Simone’s mother lived for her Tuesday and Friday night Bible study groups.  She brought her children with her on occasion and it was at one of these serious spiritual gatherings that the twelve year old Simone was shown the way.  They were reading James and all became focused on Chapter 4, Verse 7:  Submit yourselves therefore to God.  Resist the devil, and he will flee from you.   As the others attempted to find deep meaning in these words and the ones surrounding them, raven haired Simone went deep inside herself and began to think very clearly.  And the conclusion that she drew was this:  But what if you did not resist?  What if you did not cause the devil to flee and instead…embraced him?

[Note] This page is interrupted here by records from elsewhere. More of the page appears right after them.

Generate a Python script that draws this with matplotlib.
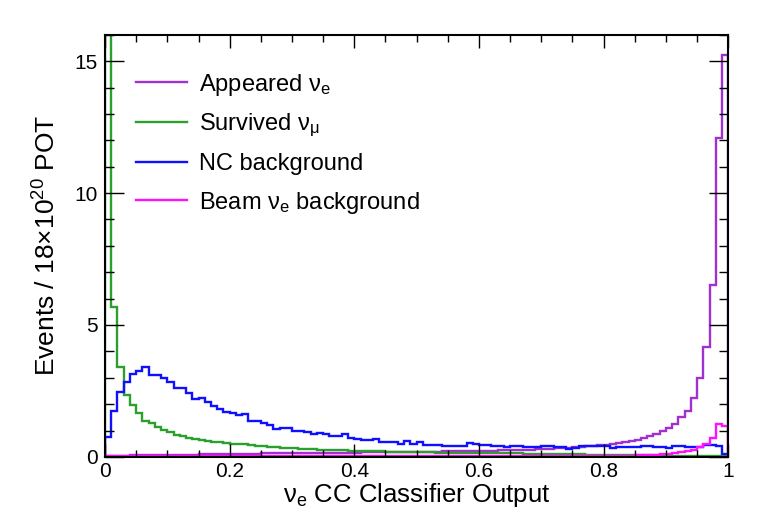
import numpy as np
import matplotlib
matplotlib.use("Agg")
import matplotlib.pyplot as plt

plt.rcParams.update({
    'font.family': ['Liberation Sans', 'DejaVu Sans'],
    'mathtext.fontset': 'custom',
    'mathtext.rm': 'Liberation Sans',
    'mathtext.it': 'Liberation Sans:italic',
    'mathtext.bf': 'Liberation Sans:bold',
    'axes.linewidth': 1.5,
})

# 100 bins on [0, 1]
edges = np.linspace(0.0, 1.0, 101)

appeared_nue = [
    0.03, 0.04, 0.05, 0.05, 0.06, 0.06, 0.07, 0.07, 0.07, 0.08,
    0.08, 0.08, 0.09, 0.09, 0.09, 0.10, 0.10, 0.10, 0.11, 0.11,
    0.11, 0.12, 0.12, 0.12, 0.12, 0.13, 0.13, 0.13, 0.13, 0.14,
    0.14, 0.14, 0.14, 0.15, 0.15, 0.15, 0.15, 0.16, 0.16, 0.16,
    0.16, 0.17, 0.17, 0.17, 0.17, 0.18, 0.18, 0.18, 0.19, 0.19,
    0.19, 0.20, 0.20, 0.20, 0.21, 0.21, 0.21, 0.22, 0.22, 0.23,
    0.23, 0.24, 0.24, 0.25, 0.25, 0.26, 0.27, 0.27, 0.28, 0.29,
    0.30, 0.31, 0.32, 0.33, 0.35, 0.36, 0.38, 0.40, 0.42, 0.44,
    0.46, 0.49, 0.52, 0.56, 0.59, 0.64, 0.70, 0.78, 0.88, 0.97,
    1.08, 1.25, 1.50, 1.75, 2.22, 2.98, 4.18, 6.50, 12.10, 15.25,
]

survived_numu = [
    40.0, 5.70, 3.42, 2.33, 1.98, 1.68, 1.38, 1.28, 1.15, 1.02,
    0.93, 0.84, 0.78, 0.73, 0.69, 0.65, 0.61, 0.58, 0.55, 0.52,
    0.50, 0.50, 0.49, 0.44, 0.43, 0.40, 0.39, 0.36, 0.35, 0.34,
    0.33, 0.31, 0.30, 0.30, 0.28, 0.27, 0.27, 0.26, 0.25, 0.24,
    0.24, 0.23, 0.22, 0.22, 0.21, 0.20, 0.20, 0.19, 0.19, 0.18,
    0.18, 0.17, 0.17, 0.16, 0.16, 0.16, 0.15, 0.15, 0.15, 0.15,
    0.14, 0.14, 0.14, 0.13, 0.13, 0.13, 0.13, 0.12, 0.12, 0.12,
    0.11, 0.11, 0.11, 0.10, 0.10, 0.10, 0.10, 0.09, 0.09, 0.09,
    0.08, 0.08, 0.08, 0.08, 0.07, 0.07, 0.07, 0.06, 0.06, 0.06,
    0.05, 0.05, 0.05, 0.05, 0.04, 0.04, 0.04, 0.04, 0.03, 0.03,
]

nc_background = [
    0.76, 1.74, 2.45, 2.83, 3.14, 3.27, 3.42, 3.11, 3.10, 3.00,
    2.83, 2.62, 2.62, 2.43, 2.21, 2.24, 2.08, 1.93, 1.82, 1.72,
    1.65, 1.59, 1.62, 1.36, 1.35, 1.27, 1.21, 1.04, 1.10, 1.09,
    0.99, 0.98, 0.96, 0.87, 0.91, 0.85, 0.78, 0.80, 0.87, 0.70,
    0.66, 0.65, 0.65, 0.67, 0.58, 0.55, 0.55, 0.49, 0.62, 0.49,
    0.58, 0.47, 0.47, 0.46, 0.43, 0.43, 0.43, 0.43, 0.52, 0.50,
    0.45, 0.45, 0.43, 0.42, 0.37, 0.40, 0.40, 0.37, 0.37, 0.38,
    0.43, 0.40, 0.36, 0.36, 0.31, 0.33, 0.40, 0.40, 0.43, 0.43,
    0.43, 0.35, 0.38, 0.38, 0.38, 0.38, 0.43, 0.43, 0.38, 0.38,
    0.33, 0.43, 0.43, 0.36, 0.36, 0.36, 0.45, 0.45, 0.41, 0.10,
]

beam_nue = [
    0.02, 0.02, 0.02, 0.02, 0.02, 0.02, 0.02, 0.02, 0.02, 0.02,
    0.02, 0.02, 0.02, 0.02, 0.03, 0.03, 0.03, 0.03, 0.03, 0.03,
    0.03, 0.03, 0.03, 0.03, 0.03, 0.03, 0.03, 0.03, 0.03, 0.03,
    0.03, 0.03, 0.03, 0.03, 0.03, 0.03, 0.03, 0.03, 0.03, 0.03,
    0.04, 0.04, 0.04, 0.04, 0.04, 0.04, 0.04, 0.04, 0.04, 0.04,
    0.04, 0.04, 0.04, 0.04, 0.04, 0.04, 0.04, 0.04, 0.04, 0.04,
    0.04, 0.04, 0.04, 0.04, 0.04, 0.04, 0.04, 0.04, 0.04, 0.04,
    0.04, 0.04, 0.04, 0.04, 0.04, 0.05, 0.05, 0.05, 0.05, 0.05,
    0.05, 0.05, 0.05, 0.05, 0.05, 0.06, 0.07, 0.08, 0.09, 0.10,
    0.12, 0.15, 0.18, 0.21, 0.27, 0.36, 0.50, 0.70, 1.23, 1.17,
]

series = [
    (appeared_nue, '#a030d0', r'Appeared ν$_\mathrm{e}$'),
    (survived_numu, '#2ca02c', r'Survived ν$_\mathrm{\mu}$'),
    (nc_background, '#1010ff', 'NC background'),
    (beam_nue, '#ff10ff', r'Beam ν$_\mathrm{e}$ background'),
]

fig = plt.figure(figsize=(7.61, 5.27), dpi=100)
ax = fig.add_axes([0.138, 0.133, 0.819, 0.801])

for vals, col, lab in series:
    ax.stairs(vals, edges, color=col, linewidth=1.7, label=lab)

ax.set_xlim(0, 1)
ax.set_ylim(0, 16)
ax.set_xticks(np.arange(0, 1.01, 0.2))
ax.set_xticklabels(['0', '0.2', '0.4', '0.6', '0.8', '1'])
ax.set_xticks(np.arange(0, 1.001, 0.05), minor=True)
ax.set_yticks([0, 5, 10, 15])
ax.set_yticks(np.arange(0, 16.01, 1), minor=True)
ax.tick_params(axis='both', which='both', direction='in', top=True, right=True,
               labelsize=15, width=1.0)
ax.tick_params(axis='x', which='major', length=9.5, pad=4)
ax.tick_params(axis='x', which='minor', length=4.7)
ax.tick_params(axis='y', which='major', length=13.5, pad=5)
ax.tick_params(axis='y', which='minor', length=6.8)

ax.set_xlabel(r'ν$_\mathrm{e}$ CC Classifier Output', fontsize=18.5, labelpad=0)
ax.set_ylabel(r'Events / 18×10$^{20}$ POT', fontsize=19, labelpad=10)

ax.legend(loc='upper left', bbox_to_anchor=(0.016, 0.963), frameon=False,
          fontsize=17, handlelength=2.15, handletextpad=0.5, labelspacing=0.6)

fig.savefig('out.png', dpi=100)
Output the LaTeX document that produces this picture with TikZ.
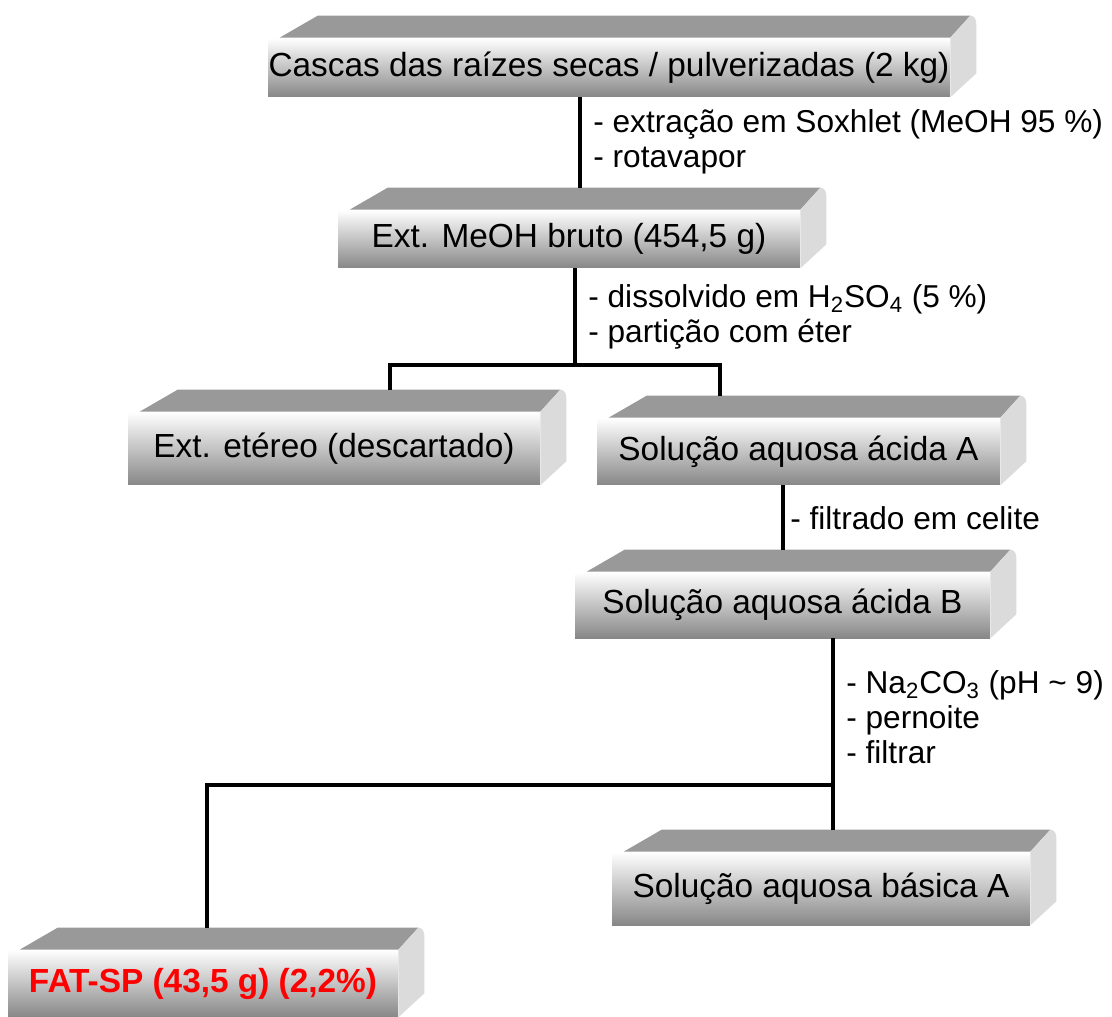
\documentclass[tikz,border=0pt]{standalone}
\usepackage{fontspec}
\setmainfont{Liberation Sans}
\usetikzlibrary{calc}
\definecolor{slabtop}{gray}{0.6}
\definecolor{slabside}{gray}{0.86}
\definecolor{slabbottom}{gray}{0.53}
\definecolor{fatred}{rgb}{1, 0, 0}

\begin{document}
\begin{tikzpicture}[x=0.02cm, y=-0.02cm,
    slab/.style={rectangle, inner sep=0pt, top color=white, bottom color=slabbottom,
                 font=\fontsize{19}{22}\selectfont},
    note/.style={anchor=west, align=left, inner sep=0pt, font=\fontsize{18}{19.8}\selectfont},
    link/.style={line width=2pt}]
        \useasboundingbox (0,0) rectangle (1112,1017);

        % front faces of the slabs
        \node [slab, minimum width=13.64cm, minimum height=1.18cm] (cascas) at (609, 67.5) {Cascas das raízes secas / pulverizadas (2 kg)};
        \node [slab, minimum width=9.24cm, minimum height=1.16cm] (bruto) at (569, 239) {Ext. MeOH bruto (454,5 g)};
        \node [slab, minimum width=8.24cm, minimum height=1.46cm] (etereo) at (334, 448.5) {Ext. etéreo (descartado)};
        \node [slab, minimum width=8.06cm, minimum height=1.34cm] (acidaA) at (798.5, 451.5) {Solução aquosa ácida A};
        \node [slab, minimum width=8.3cm, minimum height=1.32cm] (acidaB) at (782.5, 605) {Solução aquosa ácida B};
        \node [slab, minimum width=8.36cm, minimum height=1.46cm] (basicaA) at (821, 888.5) {Solução aquosa básica A};
        \node [slab, minimum width=7.8cm, minimum height=1.34cm, font=\fontsize{19}{22}\selectfont\bfseries, text=fatred] (fatsp) at (203, 983.5) {FAT-SP (43,5 g) (2,2\%)};

        % top and right faces
        \foreach \n in {cascas, bruto, etereo, acidaA, acidaB, basicaA, fatsp} {
            \fill [slabtop] ($(\n.north west)+(12,0)$) -- ($(\n.north west)+(50,-22)$)
                -- ($(\n.north east)+(20,-22)$) -- ($(\n.north east)+(0,0)$) -- cycle;
            \fill [slabside] (\n.north east) -- ($(\n.north east)+(20,-22)$)
                to [out=0, in=90] ($(\n.north east)+(26,-14)$)
                -- ($(\n.south east)+(26,-24)$) -- (\n.south east) -- cycle;
            \coordinate (\n top) at ($(\n.north)+(0,-22)$);
        }

        % connectors
        \coordinate (c1) at (580, 0);
        \draw [link] (cascas.south -| c1) -- (c1 |- brutotop);

        \coordinate (split1) at (575, 365);
        \coordinate (l1) at (390, 365);
        \coordinate (r1) at (720, 365);
        \draw [link] (bruto.south -| split1) -- (split1);
        \draw [link] (etereotop -| l1) -- (l1) -- (r1) -- (acidaAtop -| r1);

        \coordinate (c3) at (783, 0);
        \draw [link] (acidaA.south -| c3) -- (c3 |- acidaBtop);

        \coordinate (split2) at (833, 785);
        \coordinate (l2) at (207, 785);
        \draw [link] (acidaB.south -| split2) -- (basicaAtop -| split2);
        \draw [link] (split2) -- (l2) -- (fatsptop -| l2);

        % step notes
        \node [note] (n1) at (593, 142) {- extração em Soxhlet (MeOH 95 \%)\\- rotavapor};
        \node [note] (n2) at (588, 317) {- dissolvido em H\textsubscript{2}SO\textsubscript{4} (5 \%)\\- partição com éter};
        \node [note] (n3) at (790, 518) {- filtrado em celite};
        \node [note] (n4) at (846, 717) {- Na\textsubscript{2}CO\textsubscript{3} (pH \textasciitilde{} 9)\\- pernoite\\- filtrar};
    \end{tikzpicture}
\end{document}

This not being the first time that Simone had considered the devil; growing up with a righteous mother like her own she had been told of the devil for as long as she could recall.  God was the star of the show but the devil was always there, in the details as they say.  Simone’s ears perked up when Lucifer made his appearances at Bible study discussions, the group usually getting more animated and louder than usual.  She drew from this that Satan was the most powerful, the most exciting, the enchantment that the goodness of God did not promise to her.  She sought out books in the public library that dealt with this character outside of the Bible.  From what she gathered, witches were known to fornicate with the devil.  He came in many different forms.  He was once an angel, cast out when he went against the rules of heaven.  Now his wings were black but he was still an angel, now of death.  Simone found herself thinking of this entity as she matured, as her friends lusted after the latest teen heartthrobs she had another in mind.  And she knew that one day she would find a way to be with him.

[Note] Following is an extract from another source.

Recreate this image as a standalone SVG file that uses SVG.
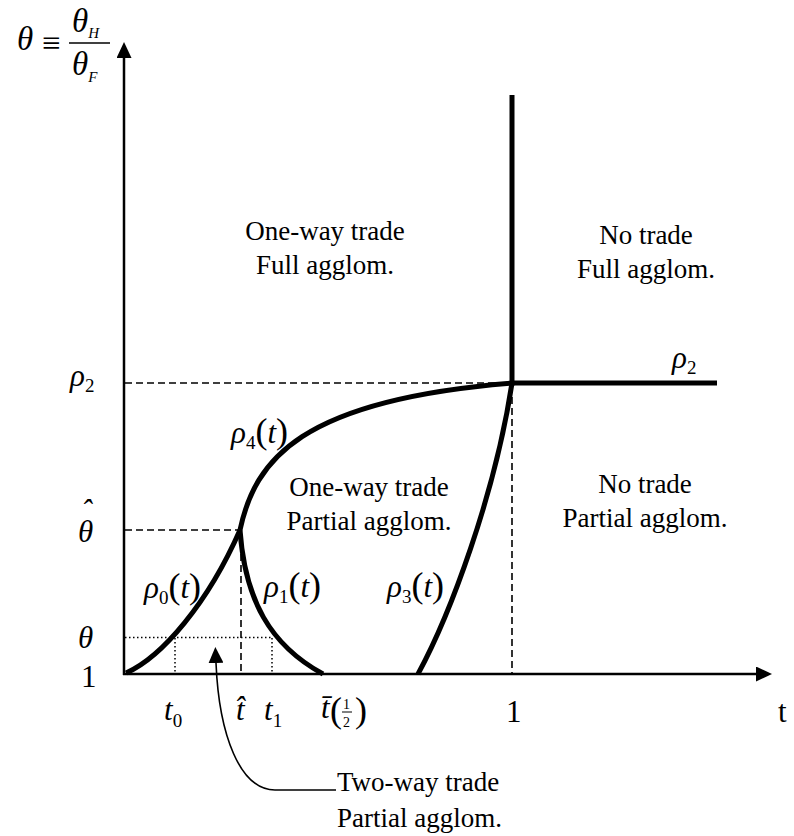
<svg xmlns="http://www.w3.org/2000/svg" width="794" height="836" viewBox="0 0 794 836">
<style>
text{font-family:"Liberation Serif","Times New Roman",serif;fill:#000}
.lab{font-size:27px}
.m{font-size:31px}
.big{font-size:33px}
.i{font-style:italic}
.s{font-size:19px}
.ss{font-size:15px}
.p{font-size:36px}
.axis{stroke:#000;stroke-width:2.5;fill:none}
.thick{stroke:#000;stroke-width:5;fill:none}
.dash{stroke:#000;stroke-width:1.6;stroke-dasharray:7,4;fill:none}
.dot{stroke:#000;stroke-width:1.5;stroke-dasharray:1.5,2.5;fill:none}
.thin{stroke:#000;stroke-width:1.6;fill:none}
</style>
<defs>
<marker id="ah" viewBox="0 0 16 15" refX="0" refY="7.5" markerWidth="16" markerHeight="15" markerUnits="userSpaceOnUse" orient="auto-start-reverse">
<path d="M0,0 L16,7.5 L0,15 z" fill="#000"/>
</marker>
</defs>

<g id="connectors">
<line id="y-axis" class="axis" x1="124" y1="675" x2="124" y2="58" marker-end="url(#ah)"/>
<line id="x-axis" class="axis" x1="123" y1="674" x2="756" y2="674" marker-end="url(#ah)"/>
<line class="dash" x1="125" y1="383" x2="512" y2="383"/>
<line class="dash" x1="125" y1="530" x2="240" y2="530"/>
<line class="dash" x1="241" y1="532" x2="241" y2="673"/>
<line class="dash" x1="512" y1="386" x2="512" y2="673"/>
<line class="dot" x1="125" y1="637.5" x2="272" y2="637.5"/>
<line class="dot" x1="175" y1="638" x2="175" y2="673"/>
<line class="dot" x1="272" y1="638" x2="272" y2="673"/>
<path id="rho0" class="thick" d="M126,673 C162,657 208,603 240,530"/>
<path id="rho1" class="thick" d="M240,530 C245,600 270,645 323,674"/>
<path id="rho4" class="thick" d="M240,530 C255,460 300,400 512,383"/>
<path id="rho3" class="thick" d="M418,674 C450,615 495,495 512,383"/>
<line class="thick" x1="512" y1="95" x2="512" y2="385.5"/>
<line class="thick" x1="510" y1="383" x2="717" y2="383"/>
<path id="callout" class="thin" d="M216,663 C219,735 240,790 275,790 L336,790" marker-start="url(#ah)"/>
</g>

<g id="ylabel">
<text class="big i" x="17" y="50">θ</text>
<text class="big" x="42" y="54">≡</text>
<line class="thin" x1="69" y1="43" x2="110" y2="43"/>
<text class="big" x="72" y="32"><tspan class="i">θ</tspan><tspan class="i ss" dy="6">H</tspan></text>
<text class="big" x="72" y="75"><tspan class="i">θ</tspan><tspan class="i ss" dy="7">F</tspan></text>
</g>

<g id="region-oneway-full">
<text class="lab" x="325" y="240" text-anchor="middle">One-way trade</text>
<text class="lab" x="325" y="274" text-anchor="middle">Full agglom.</text>
</g>
<g id="region-notrade-full">
<text class="lab" x="646" y="244" text-anchor="middle">No trade</text>
<text class="lab" x="646" y="278" text-anchor="middle">Full agglom.</text>
</g>
<g id="region-oneway-partial">
<text class="lab" x="369" y="496" text-anchor="middle">One-way trade</text>
<text class="lab" x="369" y="530" text-anchor="middle">Partial agglom.</text>
</g>
<g id="region-notrade-partial">
<text class="lab" x="645" y="493" text-anchor="middle">No trade</text>
<text class="lab" x="645" y="527" text-anchor="middle">Partial agglom.</text>
</g>
<g id="region-twoway-partial">
<text class="lab" x="337" y="791">Two-way trade</text>
<text class="lab" x="337" y="827">Partial agglom.</text>
</g>

<g id="curve-labels">
<text class="m" x="231" y="443"><tspan class="i">ρ</tspan><tspan class="s" dy="6">4</tspan><tspan class="p" dy="-6">(</tspan><tspan class="i">t</tspan><tspan class="p">)</tspan></text>
<text class="m" x="144" y="598"><tspan class="i">ρ</tspan><tspan class="s" dy="6">0</tspan><tspan class="p" dy="-6">(</tspan><tspan class="i">t</tspan><tspan class="p">)</tspan></text>
<text class="m" x="264" y="597"><tspan class="i">ρ</tspan><tspan class="s" dy="6">1</tspan><tspan class="p" dy="-6">(</tspan><tspan class="i">t</tspan><tspan class="p">)</tspan></text>
<text class="m" x="387" y="597"><tspan class="i">ρ</tspan><tspan class="s" dy="6">3</tspan><tspan class="p" dy="-6">(</tspan><tspan class="i">t</tspan><tspan class="p">)</tspan></text>
<text class="m" x="672" y="368"><tspan class="i">ρ</tspan><tspan class="s" dy="6">2</tspan></text>
</g>

<g id="y-ticks">
<text class="m" x="70" y="386"><tspan class="i">ρ</tspan><tspan class="s" dy="6">2</tspan></text>
<text class="m i" x="78" y="542">θ<tspan dx="-12" dy="-21">ˆ</tspan></text>
<text class="m i" x="78" y="648">θ</text>
<text class="m" x="81" y="687">1</text>
</g>

<g id="x-ticks">
<text class="m" x="164" y="720"><tspan class="i">t</tspan><tspan class="s" dy="7">0</tspan></text>
<text class="m i" x="236" y="720">t̂</text>
<text class="m" x="264" y="720"><tspan class="i">t</tspan><tspan class="s" dy="7">1</tspan></text>
<text class="m i" x="321" y="718">t̄</text>
<text x="330" y="722" font-size="36">(</text>
<text x="343" y="709" font-size="14">1</text>
<line x1="342" y1="712" x2="352" y2="712" stroke="#000" stroke-width="1"/>
<text x="343" y="727" font-size="14">2</text>
<text x="355" y="722" font-size="36">)</text>
<text class="m" x="506" y="722">1</text>
<text class="m" x="778" y="722">t</text>
</g>
</svg>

And when the model scout approached her in the mall years later, promising a door that would open into the big wide world, Simone began to suspect that the devil may have had a hand in it.

***

She had gone to jobs in Africa before, she had flown first class before, she had even sat beside impressive and attractive men on flights like this, before.  Sometimes they interested her but usually they did not.  But it seemed that from the moment the plane took off that she could feel the energy coming from the dark man beside her.  And he simply stared at her, made no pretense of being casual.  She was used to being stared at but certainly not in first class.  It occurred to her that he might be insane.  But those things never deterred her before, what was this apprehension she was experiencing?  This tremor in her chest, her hair standing on end.  Never before…but then she knew.

It’s you, she said at once, finally turning to meet his gaze.

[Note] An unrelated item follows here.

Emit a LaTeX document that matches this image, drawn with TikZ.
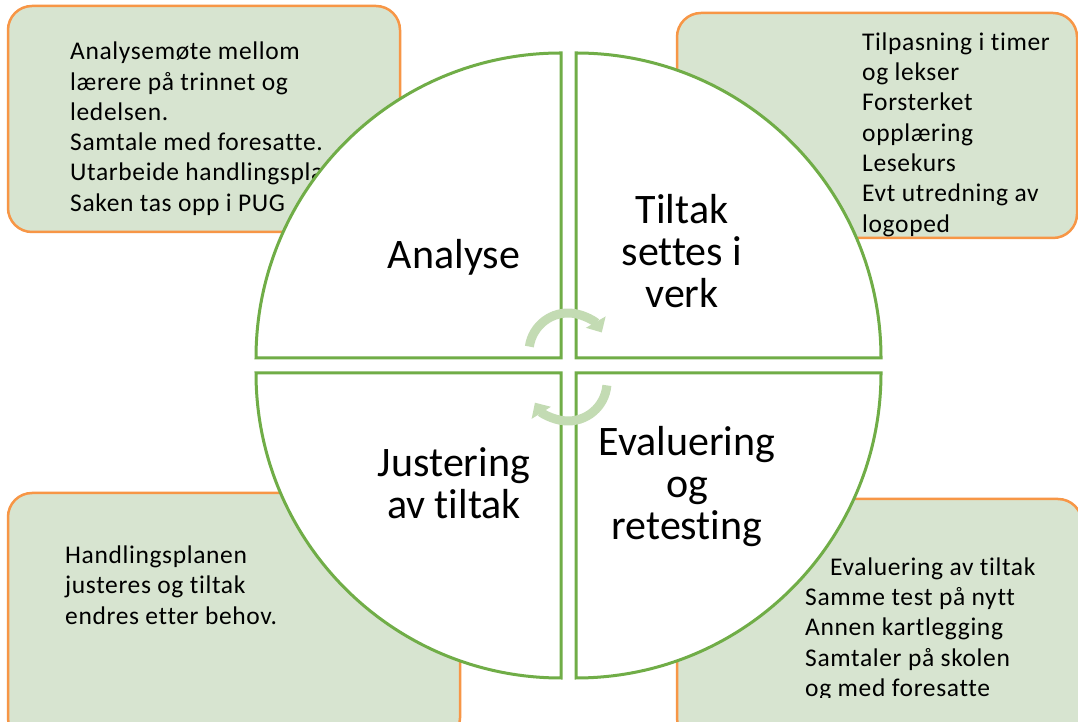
\documentclass[tikz,border=0pt]{standalone}
\usepackage{fontspec}
\setmainfont{Carlito}[Ligatures={NoCommon}]
\newfontfamily\smallfam{Carlito}[Ligatures={NoCommon},LetterSpace=2.5]
\usetikzlibrary{arrows.meta}
\definecolor{qgreen}{HTML}{70AD47}
\definecolor{boxfill}{HTML}{D7E4D0}
\definecolor{boxline}{HTML}{F79646}
\definecolor{cycgreen}{HTML}{C3DBB3}
\begin{document}
\begin{tikzpicture}[x=1pt,y=1pt,
  infobox/.style={draw=boxline,line width=2.5pt,fill=boxfill,rounded corners=24pt},
  quad/.style={draw=qgreen,line width=3pt,fill=white,line join=miter},
  smalltxt/.style={inner sep=0pt,align=left,anchor=north west,font=\smallfam\fontsize{25.5}{30.3}\selectfont},
  bigtxt/.style={inner sep=0pt,align=center,font=\fontsize{42}{42}\selectfont},
  cycarrow/.style={draw=cycgreen,line width=9pt,-{Triangle[width=22pt,length=12pt]}}]
\useasboundingbox (0,0) rectangle (1078,722);
\fill[white] (0,0) rectangle (1078,722);
% info boxes
\draw[infobox] (8,490) rectangle (400,716);
\draw[infobox] (677,484) rectangle (1077,709);
\draw[infobox] (8,-20) rectangle (460,229);
\draw[infobox] (677,-20) rectangle (1082,223);
% box texts
\node[smalltxt] (tltxt) at (70,{722-59.5+21.2}) {\strut Analysemøte mellom\\lærere på trinnet og\\ledelsen.\\Samtale med foresatte.\\Utarbeide handlingsplan\\Saken tas opp i PUG};
\node[smalltxt] (trtxt) at (862,{722-50+21.2}) {\strut Tilpasning i timer\\og lekser\\Forsterket\\opplæring\\Lesekurs\\Evt utredning av\\logoped};
\node[smalltxt] (bltxt) at (65,{722-563.3+21.2}) {\strut Handlingsplanen\\justeres og tiltak\\endres etter behov.};
\begin{scope}
\clip (600,24) rectangle (1078,200);
\node[smalltxt] (brtxt) at (805,{722-575+21.2}) {\strut\hspace{25pt}Evaluering av tiltak\\Samme test på nytt\\Annen kartlegging\\Samtaler på skolen\\og med foresatte};
\end{scope}
% quadrants
\draw[quad] (561,364) -- (256,364) arc[start angle=180,end angle=90,radius=305] -- cycle;
\draw[quad] (576,364) -- (576,669) arc[start angle=90,end angle=0,radius=305] -- cycle;
\draw[quad] (561,349) -- (561,44) arc[start angle=270,end angle=180,radius=305] -- cycle;
\draw[quad] (576,349) -- (881,349) arc[start angle=0,end angle=-90,radius=305] -- cycle;
% quadrant labels
\node[bigtxt,anchor=base] (analyse) at (454,453.5) {Analyse};
\node[bigtxt,anchor=north] (tiltak) at (682,{722-223+29.4}) {\strut Tiltak\\settes i\\verk};
\node[bigtxt,anchor=north] (justering) at (454,{722-476.7+29.4}) {\strut Justering\\av tiltak};
\node[bigtxt,anchor=north] (evaluering) at (687,{722-455+29.4}) {\strut Evaluering\\og\\retesting};
% cycle arrows
\coordinate (cyctop) at (568,370);
\coordinate (cycbot) at (568,340);
\draw[cycarrow] (cyctop) ++(172:39) arc[start angle=172,end angle=30,radius=39];
\draw[cycarrow] (cycbot) ++(-5:39) arc[start angle=-5,end angle=-148,radius=39];
\end{tikzpicture}
\end{document}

And it’s you, he laughed.  For a moment she felt she had made a mistake, felt her face crumble a bit.  My name is Ayal and I am originally from Israel, he said, smiling.

I’m Simone, I’m from nowhere.  Still unsure, she made conversation: What takes you to Africa?

I do a lot of business there.  And you?

The same.  I’m a model.  It’s very…vogue…there right now.  I’m told. 

So it is.  Very.

The flight attendant refilled their champagne glasses.  She offered them amenities to make the flight as comfortable as possible, then politely moved on to the next row of passengers.  Simone looked out the window as the plane rose higher and higher above the beautiful endless clouds.  How close are we to heaven? she said.

The farthest you can get, he replied.

She brought her pale eyes level with his black ones.  I never broke a single heart, she said.

I know, he said, and when he touched her arm it was as if she were freezing and melting at the same time.  And you never will.